Rochon: Habitat in Montreal was that piece of structural daring resembling a bunch of concrete dice being thrown 12-storeys high along the St. Lawrence River. It was your Master's thesis at McGill. You were 24 years old. You designed Habitat as a new way of looking at dense urban residential development for cities and it captured the world's imagination. Did it really make your mentor, the great American modernist Louis Kahn, jealous?

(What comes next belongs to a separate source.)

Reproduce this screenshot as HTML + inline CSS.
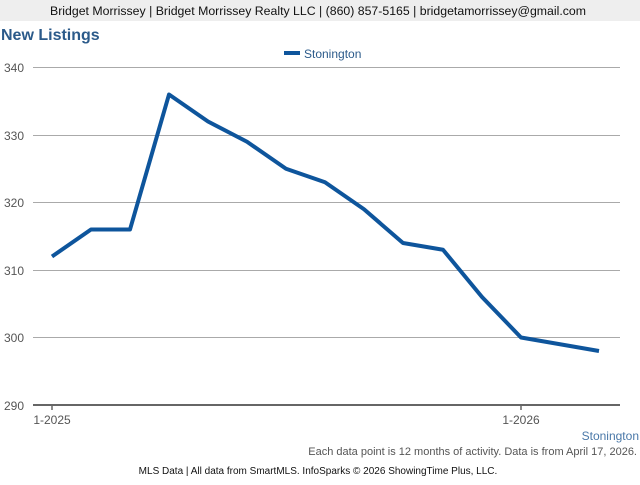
<!DOCTYPE html>
<html><head><style>
body{margin:0;width:640px;height:480px;background:#fff;overflow:hidden;font-family:"Liberation Sans",Arial,sans-serif}
</style></head><body>
<svg width="640" height="480" xmlns="http://www.w3.org/2000/svg" font-family="Liberation Sans, Arial, sans-serif">
<rect x="0" y="0" width="640" height="21" fill="#eeeeee"/>
<text x="318" y="15" font-size="12.3" text-anchor="middle" fill="#111">Bridget Morrissey | Bridget Morrissey Realty LLC | (860) 857-5165 | bridgetamorrissey@gmail.com</text>
<text x="1" y="40" font-size="16" font-weight="bold" fill="#2b5a8a">New Listings</text>
<rect x="284" y="51" width="16" height="4" fill="#0e559c"/>
<text x="304" y="58" font-size="12" fill="#2b5a8a">Stonington</text>
<g stroke="#aaa" stroke-width="1">
<line x1="33" y1="67.5" x2="620" y2="67.5"/>
<line x1="33" y1="135.5" x2="620" y2="135.5"/>
<line x1="33" y1="202.5" x2="620" y2="202.5"/>
<line x1="33" y1="270.5" x2="620" y2="270.5"/>
<line x1="33" y1="337.5" x2="620" y2="337.5"/>
</g>
<line x1="33" y1="405" x2="620" y2="405" stroke="#666" stroke-width="2"/>
<line x1="52" y1="405" x2="52" y2="410" stroke="#666" stroke-width="1.5"/>
<line x1="521" y1="405" x2="521" y2="410" stroke="#666" stroke-width="1.5"/>
<g font-size="12" fill="#555" text-anchor="end">
<text x="24" y="72">340</text><text x="24" y="140">330</text><text x="24" y="207">320</text>
<text x="24" y="275">310</text><text x="24" y="342">300</text><text x="24" y="410">290</text>
</g>
<g font-size="12" fill="#555" text-anchor="middle">
<text x="52" y="424">1-2025</text><text x="521" y="424">1-2026</text>
</g>
<polyline fill="none" stroke="#0e559c" stroke-width="4" stroke-linejoin="round" points="52,256.5 91,229.5 130,229.5 169,94.5 208,121.5 247,141.75 286,168.75 325,182.25 364,209.25 403,243 443,249.75 482,297 521,337.5 560,344.25 599,351"/>
<text x="639" y="440" font-size="12" fill="#4a78a8" text-anchor="end">Stonington</text>
<text x="637" y="455" font-size="11" fill="#555" text-anchor="end">Each data point is 12 months of activity. Data is from April 17, 2026.</text>
<text x="318" y="474" font-size="10" fill="#111" text-anchor="middle">MLS Data | All data from SmartMLS. InfoSparks © 2026 ShowingTime Plus, LLC.</text>
</svg>
</body></html>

Safdie: What is true is that when Newsweek did the cover story on me in 1971 and they called him for comments he was not forthcoming. He was not generous with his disciples, let's put it that way. He was the highlight of my evolution as an architect. I learned significant amounts from him. His chance in life came late in his 50s. It was hard for him to see somebody in their 20s do so well. The modern movement, at the time when I was at McGill, was minimalist, stripping architecture of a lot of its complexity and richness. Mies van der Rohe was promoting a reductionist philosophy. There was a great exhibition at the time called "Architecture without Architects A Short Introduction to Non-pedigreed Architecture (1964)" curated by Bernard Rudofsky. What it demonstrated was that vernacular architecture was rich in terms of its response to climate. Kahn was being inspired by ancient architecture in terms of its use of geometry, the response to climate, and asking architecture to possess more organic qualities that architecture had ignored. While I consider myself still a modernist in terms of social agenda and social responsibility, I think several of us took modernism to another realm by reintroducing some of these aspects of architecture.

Lisa: Are you proud of the design that you'll deliver in 2014 to the Toronto waterfront?

Safdie: If I wasn't proud, I wouldn't build it.

This interview has been edited and condensed.